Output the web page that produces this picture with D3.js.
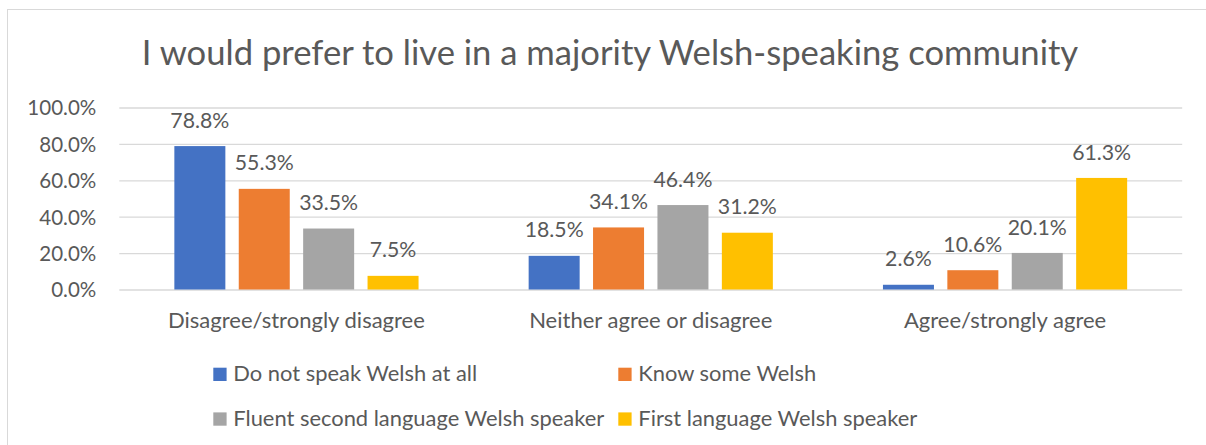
<!DOCTYPE html>
<html><head><meta charset="utf-8">
<script src="https://cdn.jsdelivr.net/npm/d3@7"></script>
<style>html,body{margin:0;padding:0;background:#fff;}svg{display:block;}</style>
</head><body>
<svg id="chart" width="1206" height="445"></svg>
<script>
const title = "I would prefer to live in a majority Welsh-speaking community";
const categories = ["Disagree/strongly disagree", "Neither agree or disagree", "Agree/strongly agree"];
const seriesNames = ["Do not speak Welsh at all", "Know some Welsh", "Fluent second language Welsh speaker", "First language Welsh speaker"];
const doNotSpeak = [78.8, 18.5, 2.6];
const knowSome = [55.3, 34.1, 10.6];
const fluentSecond = [33.5, 46.4, 20.1];
const firstLanguage = [7.5, 31.2, 61.3];
const yTicks = [0, 20, 40, 60, 80, 100];
const colors = ["#4472C4", "#ED7D31", "#A5A5A5", "#FFC000"];

const seriesValues = [doNotSpeak, knowSome, fluentSecond, firstLanguage];
const FONT = "Lato, 'Open Sans', sans-serif";
const TEXT = "#595959";
const svg = d3.select("#chart");

function fitSize(str, target) {
  const t = svg.append("text").attr("font-family", FONT).attr("font-size", 100).text(str);
  const w = t.node().getComputedTextLength();
  t.remove();
  return 100 * target / w;
}

// chart border
svg.append("rect").attr("x", 7.5).attr("y", 9.5).attr("width", 1240).attr("height", 460)
  .attr("fill", "none").attr("stroke", "#d9d9d9").attr("stroke-width", 1);

// title
svg.append("text").attr("x", 610).attr("y", 65).attr("text-anchor", "middle")
  .attr("font-family", FONT).attr("font-size", fitSize(title, 937)).attr("fill", TEXT).text(title);

const plotLeft = 119.3, plotRight = 1182.2;
const y = d3.scaleLinear().domain([0, 100]).range([289.5, 107.5]);
const x0 = d3.scaleBand().domain(categories).range([plotLeft, plotRight]).padding(0);
const groupW = 244.2;
const x1 = d3.scaleBand().domain(seriesNames).range([0, groupW]).paddingInner(0.208).paddingOuter(0);

// gridlines
const yAxis = d3.axisLeft(y).tickValues(yTicks).tickSize(-(plotRight - plotLeft)).tickFormat(d => d3.format(".1f")(d) + "%");
const ga = svg.append("g").attr("transform", `translate(${plotLeft},0)`).call(yAxis);
ga.select(".domain").remove();
ga.selectAll(".tick line").attr("stroke", "#d9d9d9").attr("stroke-width", 1.3);
ga.selectAll(".tick text").attr("x", -23).attr("font-family", FONT)
  .attr("font-size", fitSize("100.0%", 69)).attr("fill", TEXT).attr("dy", "0.36em");

// bars
const groups = svg.append("g").selectAll("g").data(categories).join("g")
  .attr("transform", c => `translate(${x0(c) + (x0.bandwidth() - groupW) / 2},0)`);
const labelSize = fitSize("78.8%", 59);
groups.each(function(c, ci) {
  const g = d3.select(this);
  const data = seriesNames.map((s, si) => ({s, si, v: seriesValues[si][ci]}));
  g.selectAll("rect").data(data).join("rect")
    .attr("x", d => x1(d.s)).attr("width", x1.bandwidth())
    .attr("y", d => y(d.v)).attr("height", d => y(0) - y(d.v))
    .attr("fill", d => colors[d.si]);
  g.selectAll("text").data(data).join("text")
    .attr("x", d => x1(d.s) + x1.bandwidth() / 2).attr("y", d => y(d.v) - 18.4)
    .attr("text-anchor", "middle").attr("font-family", FONT).attr("font-size", labelSize)
    .attr("fill", TEXT).text(d => d3.format(".1f")(d.v) + "%");
});

// category labels
const catSize = fitSize(categories[0], 257);
svg.append("g").selectAll("text").data(categories).join("text")
  .attr("x", c => x0(c) + x0.bandwidth() / 2).attr("y", 328)
  .attr("text-anchor", "middle").attr("font-family", FONT).attr("font-size", catSize)
  .attr("fill", TEXT).text(c => c);

// legend
const legSize = fitSize(seriesNames[0], 244);
const legCols = [213.3, 618.3], legRows = [381, 425.7];
const leg = svg.append("g").selectAll("g").data(seriesNames).join("g")
  .attr("transform", (s, i) => `translate(${legCols[i % 2]},${legRows[Math.floor(i / 2)]})`);
leg.append("rect").attr("x", 0).attr("y", -13.3).attr("width", 13.3).attr("height", 13.3)
  .attr("fill", (s, i) => colors[i]);
leg.append("text").attr("x", 20).attr("y", 0).attr("font-family", FONT).attr("font-size", legSize)
  .attr("fill", TEXT).text(s => s);
</script>
</body></html>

■ WHAT THIS TASK INVOLVES
Print the listing above in full, exactly as written. Omit any pictures.

■ FINAL RESULT
Output the web page that produces this picture with D3.js.
<!DOCTYPE html>
<html><head><meta charset="utf-8">
<script src="https://cdn.jsdelivr.net/npm/d3@7"></script>
<style>html,body{margin:0;padding:0;background:#fff;}svg{display:block;}</style>
</head><body>
<svg id="chart" width="1206" height="445"></svg>
<script>
const title = "I would prefer to live in a majority Welsh-speaking community";
const categories = ["Disagree/strongly disagree", "Neither agree or disagree", "Agree/strongly agree"];
const seriesNames = ["Do not speak Welsh at all", "Know some Welsh", "Fluent second language Welsh speaker", "First language Welsh speaker"];
const doNotSpeak = [78.8, 18.5, 2.6];
const knowSome = [55.3, 34.1, 10.6];
const fluentSecond = [33.5, 46.4, 20.1];
const firstLanguage = [7.5, 31.2, 61.3];
const yTicks = [0, 20, 40, 60, 80, 100];
const colors = ["#4472C4", "#ED7D31", "#A5A5A5", "#FFC000"];

const seriesValues = [doNotSpeak, knowSome, fluentSecond, firstLanguage];
const FONT = "Lato, 'Open Sans', sans-serif";
const TEXT = "#595959";
const svg = d3.select("#chart");

function fitSize(str, target) {
  const t = svg.append("text").attr("font-family", FONT).attr("font-size", 100).text(str);
  const w = t.node().getComputedTextLength();
  t.remove();
  return 100 * target / w;
}

// chart border
svg.append("rect").attr("x", 7.5).attr("y", 9.5).attr("width", 1240).attr("height", 460)
  .attr("fill", "none").attr("stroke", "#d9d9d9").attr("stroke-width", 1);

// title
svg.append("text").attr("x", 610).attr("y", 65).attr("text-anchor", "middle")
  .attr("font-family", FONT).attr("font-size", fitSize(title, 937)).attr("fill", TEXT).text(title);

const plotLeft = 119.3, plotRight = 1182.2;
const y = d3.scaleLinear().domain([0, 100]).range([289.5, 107.5]);
const x0 = d3.scaleBand().domain(categories).range([plotLeft, plotRight]).padding(0);
const groupW = 244.2;
const x1 = d3.scaleBand().domain(seriesNames).range([0, groupW]).paddingInner(0.208).paddingOuter(0);

// gridlines
const yAxis = d3.axisLeft(y).tickValues(yTicks).tickSize(-(plotRight - plotLeft)).tickFormat(d => d3.format(".1f")(d) + "%");
const ga = svg.append("g").attr("transform", `translate(${plotLeft},0)`).call(yAxis);
ga.select(".domain").remove();
ga.selectAll(".tick line").attr("stroke", "#d9d9d9").attr("stroke-width", 1.3);
ga.selectAll(".tick text").attr("x", -23).attr("font-family", FONT)
  .attr("font-size", fitSize("100.0%", 69)).attr("fill", TEXT).attr("dy", "0.36em");

// bars
const groups = svg.append("g").selectAll("g").data(categories).join("g")
  .attr("transform", c => `translate(${x0(c) + (x0.bandwidth() - groupW) / 2},0)`);
const labelSize = fitSize("78.8%", 59);
groups.each(function(c, ci) {
  const g = d3.select(this);
  const data = seriesNames.map((s, si) => ({s, si, v: seriesValues[si][ci]}));
  g.selectAll("rect").data(data).join("rect")
    .attr("x", d => x1(d.s)).attr("width", x1.bandwidth())
    .attr("y", d => y(d.v)).attr("height", d => y(0) - y(d.v))
    .attr("fill", d => colors[d.si]);
  g.selectAll("text").data(data).join("text")
    .attr("x", d => x1(d.s) + x1.bandwidth() / 2).attr("y", d => y(d.v) - 18.4)
    .attr("text-anchor", "middle").attr("font-family", FONT).attr("font-size", labelSize)
    .attr("fill", TEXT).text(d => d3.format(".1f")(d.v) + "%");
});

// category labels
const catSize = fitSize(categories[0], 257);
svg.append("g").selectAll("text").data(categories).join("text")
  .attr("x", c => x0(c) + x0.bandwidth() / 2).attr("y", 328)
  .attr("text-anchor", "middle").attr("font-family", FONT).attr("font-size", catSize)
  .attr("fill", TEXT).text(c => c);

// legend
const legSize = fitSize(seriesNames[0], 244);
const legCols = [213.3, 618.3], legRows = [381, 425.7];
const leg = svg.append("g").selectAll("g").data(seriesNames).join("g")
  .attr("transform", (s, i) => `translate(${legCols[i % 2]},${legRows[Math.floor(i / 2)]})`);
leg.append("rect").attr("x", 0).attr("y", -13.3).attr("width", 13.3).attr("height", 13.3)
  .attr("fill", (s, i) => colors[i]);
leg.append("text").attr("x", 20).attr("y", 0).attr("font-family", FONT).attr("font-size", legSize)
  .attr("fill", TEXT).text(s => s);
</script>
</body></html>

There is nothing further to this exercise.